Jauh sebelum Dragon Quest menyalakan zaman keemasan permainan peran Jepang (Japan role-playing game/JRPG), ada Danchi-zuma no Yūwaku (“Seduction of Condominium Wives”). Lupakan kiasan genre seperti ksatria heroik dan naga jahat: proto-JRPG ini bercerita tentang seorang salesman yang pergi dari pintu ke pintu untuk menjajakan kondom kepada wanita yang kesepian sambil melawan anggota geng Yakuza dan hantu. Dirilis pada tahun 1982, Danchi-zuma no Yūwaku adalah salah satu RPG Jepang pertama — jika boleh menyebutnya begitu.

Dengan Final Fantasy, Chrono Trigger, dan Suikoden, mudah untuk melihat mengapa JRPG dan konsol rumahan seperti SNES tampaknya terkait erat. Faktanya adalah satu dekade sebelum game-game ini menjadi terkenal secara global, pengembang Jepang telah merancang RPG di PC.

Tidak semua adalah game eroge seperti Danchi-zuma no Yūwaku, tetapi mereka penting dalam memahami dari mana genre itu berasal dan bagaimana konvensi yang menentukan muncul, seperti penekanan pada cerita yang digerakkan oleh karakter. JRPG mungkin dikenang karena usia keemasan 16-bit mereka, tetapi asal-usul mereka yang terlupakan di PC itulah yang membuka jalan.

Baca juga: Yang Video Game Jepang Ajarkan Tentang Budaya Jepang

Era Kegelapan dan Asal Mula JRPG

Asal-usul RPG Jepang sering dikaitkan dengan Wizardry, RPG barat yang sangat sukses yang dirancang oleh Robert Woodhead pada tahun 1981. Tidak dapat disangkal bahwa Wizardy — dan pada tingkat yang sama Ultima Richard Garriott — memiliki dampak besar pada JRPG.

Dalam Computer Gaming World edisi September / Oktober, kolumnis Roe R. Adams menggambarkan ketenaran Woodhead dan Garriott di Timur: “Baik Wizardry maupun Ultima memiliki banyak pengikut di Jepang. Majalah-majalah komputer mengulasnya[Richard Garriott] bagaikan ketika National Inquirer mengulas seorang bintang televisi. Ketika Robert Woodhead, yang tenar dengan Wizardry, baru-baru ini berada di Jepang, dia dikerumuni oleh para pencari tanda tangan.”
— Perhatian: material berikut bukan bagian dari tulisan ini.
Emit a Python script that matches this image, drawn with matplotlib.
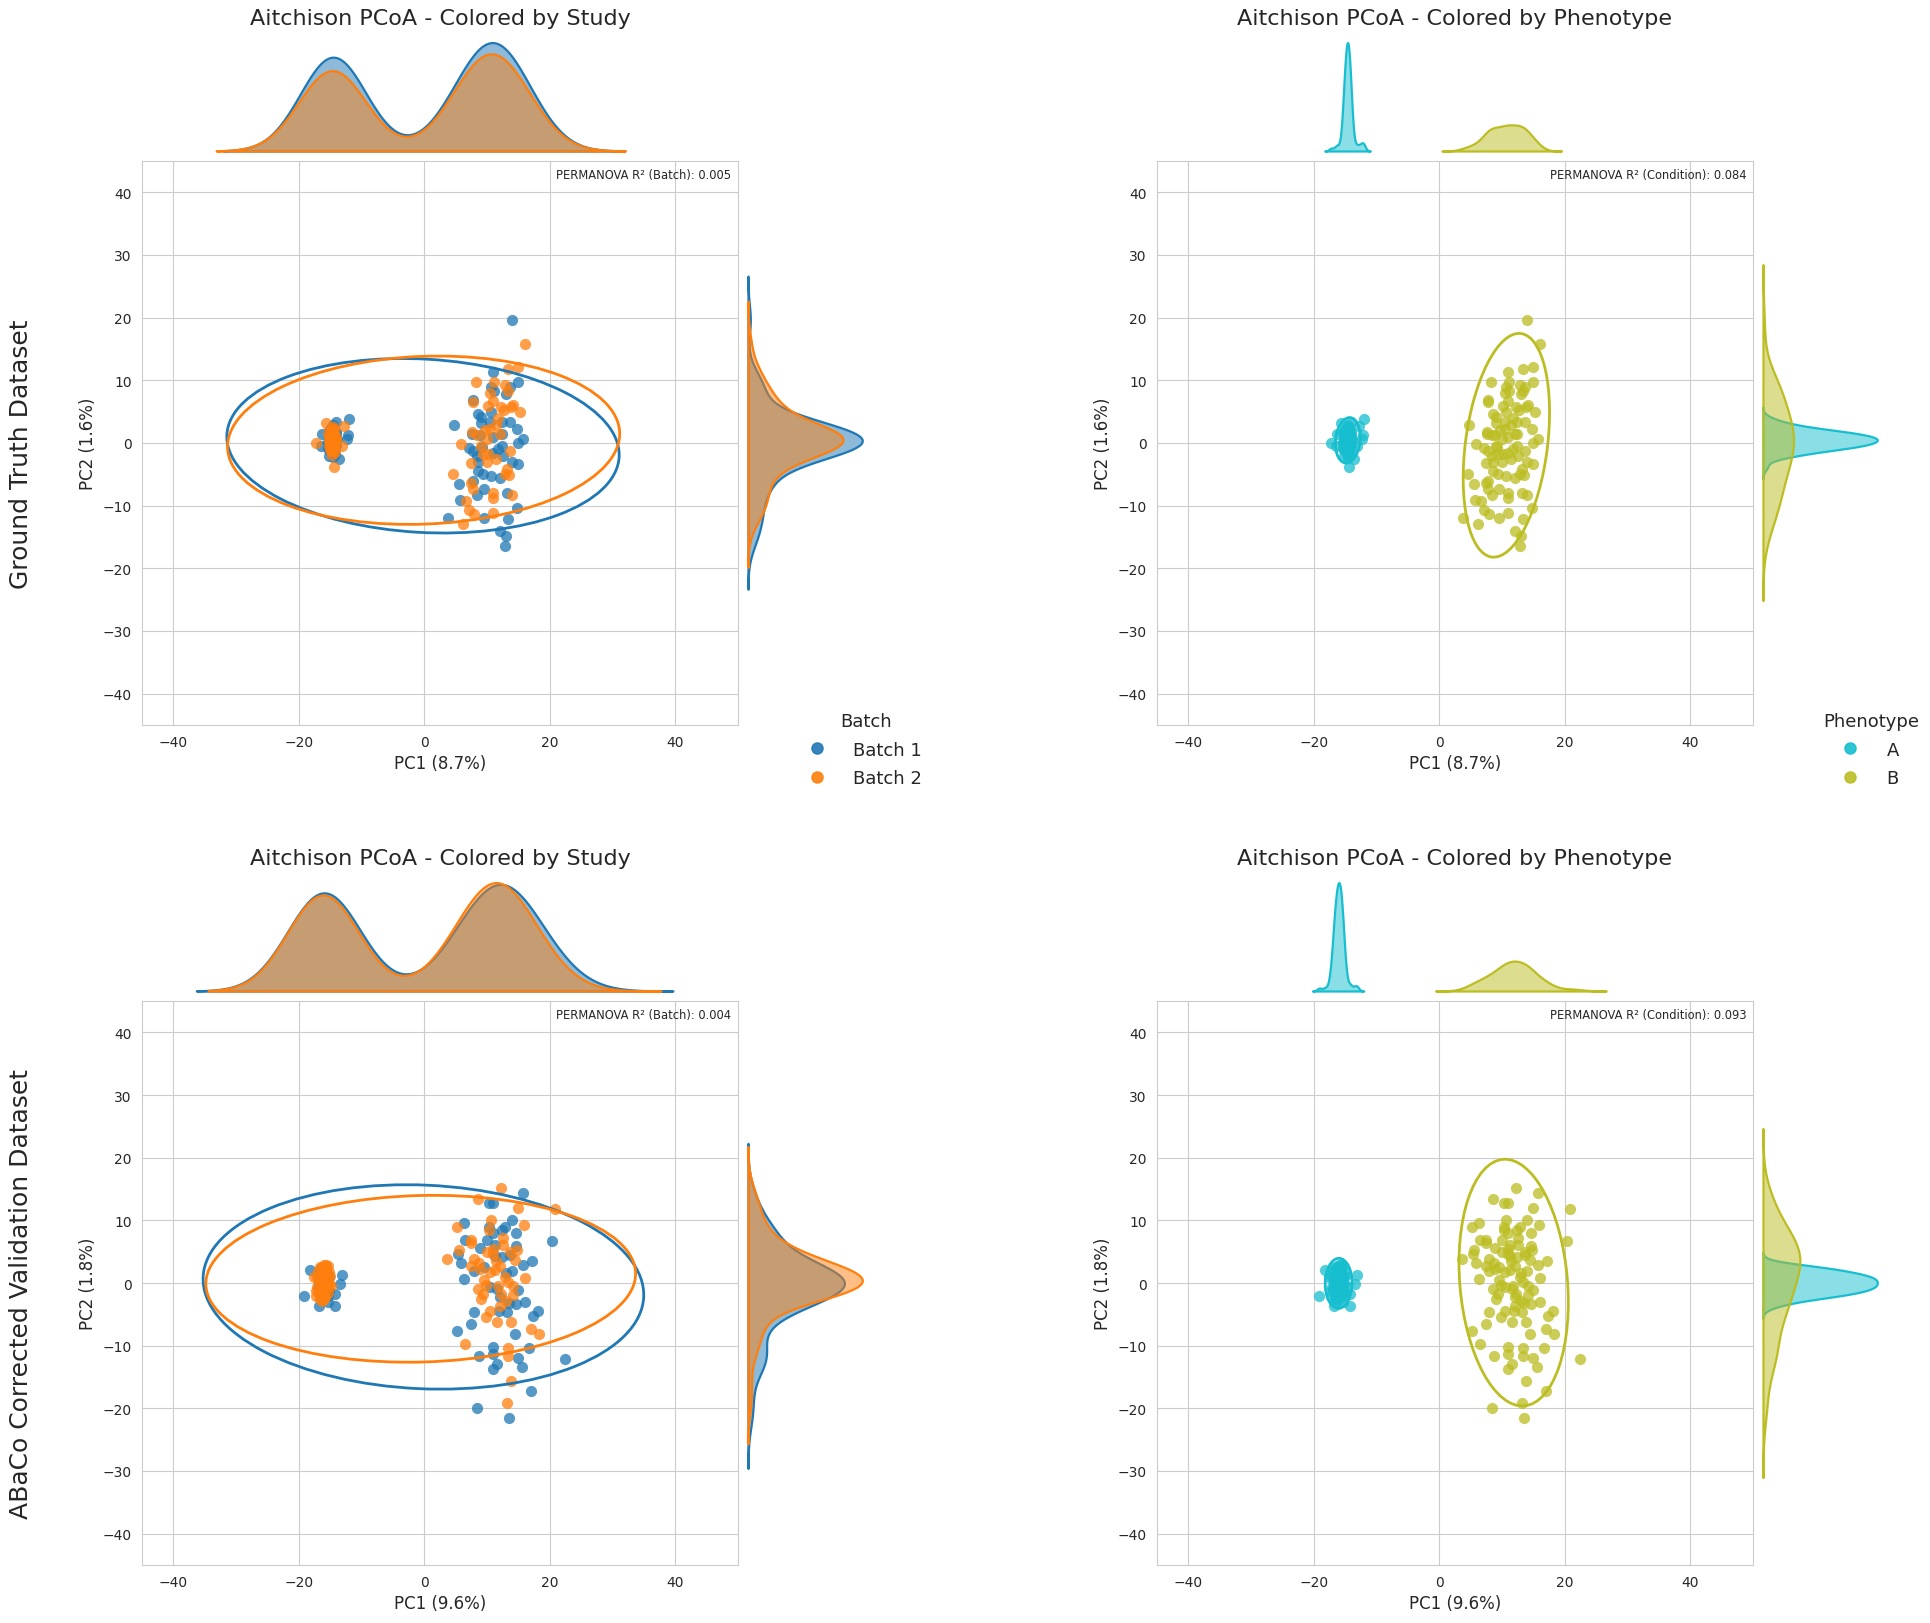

Namun kenyataannya adalah bahwa sebelum salah satu game diimpor ke Jepang, perkembangan pesat proto-RPG sudah terjadi. Pada tahun 1982, industri videogame Jepang sedang booming. Game arcade seperti Donkey Kong dari Nintendo telah keluar setahun sebelumnya dan memicu era keemasan videogame mania.

Sementara Jepang diduga menghadapi kekurangan 100 yen koin akibat kesuksesan permainan arcade, industri komputasi personalnya juga berkembang pesat. Perusahaan seperti Nippon Electric Company (NEC) mengeluarkan perangkat keras inovatif seperti PC-8001, tempat RPG Jepang pertama akan tiba.

The Dark Crystal Sierra dan Enix’s Zarth.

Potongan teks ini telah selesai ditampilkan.